Thanksgiving travel snarled by coast-to-coast storm bringing rain and snow
With Thanksgiving holiday travel well underway, many have reached their destinations — but for everyone else, a storm tracking from the Rockies to the Midwest and Northeast into Thursday will bring rain and snow, likely impacting flights and packed roads.
With Thanksgiving holiday travel well underway, many have reached their destinations — but for everyone else, a storm tracking from the Rockies to the Midwest and Northeast into Thursday will bring rain and snow, likely impacting flights and packed roads.
Just shy of 3 million people were expected to be screened by the Transportation Security Administration on Wednesday, and a record 71.7 million were expected travel by car over Thanksgiving — over 1 million more than last year.

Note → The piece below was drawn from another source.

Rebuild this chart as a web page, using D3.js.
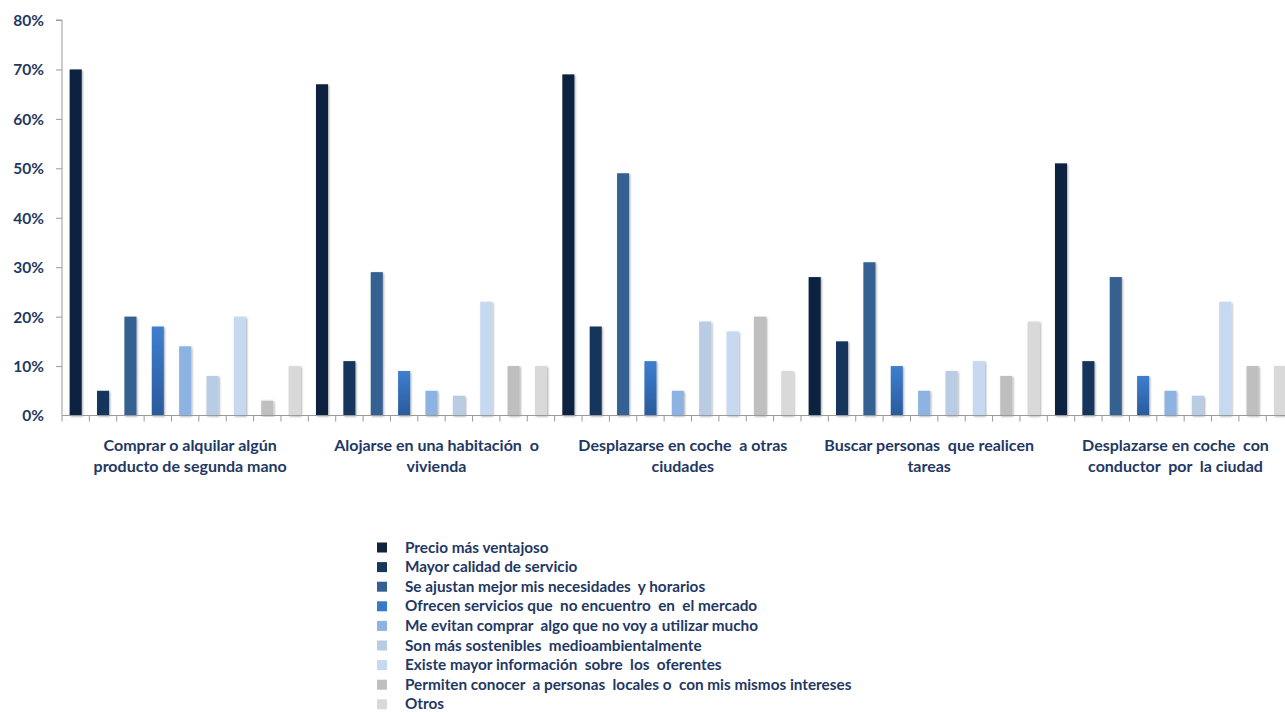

The storm, which dropped snow over the Rockies Wednesday morning and slowed by the afternoon, is forecast to race east throughout Wednesday to the Midwest and Northeast through Thanksgiving.
It'll bring rain, with the possibility of ice and snow, that will intensify in the evening from St. Louis to Indianapolis and into Pittsburgh.
Overnight, the storm will continue to move eastward, bringing cold rain along the I-95 corridor, from Richmond to Boston, in the early hours of Thanksgiving morning.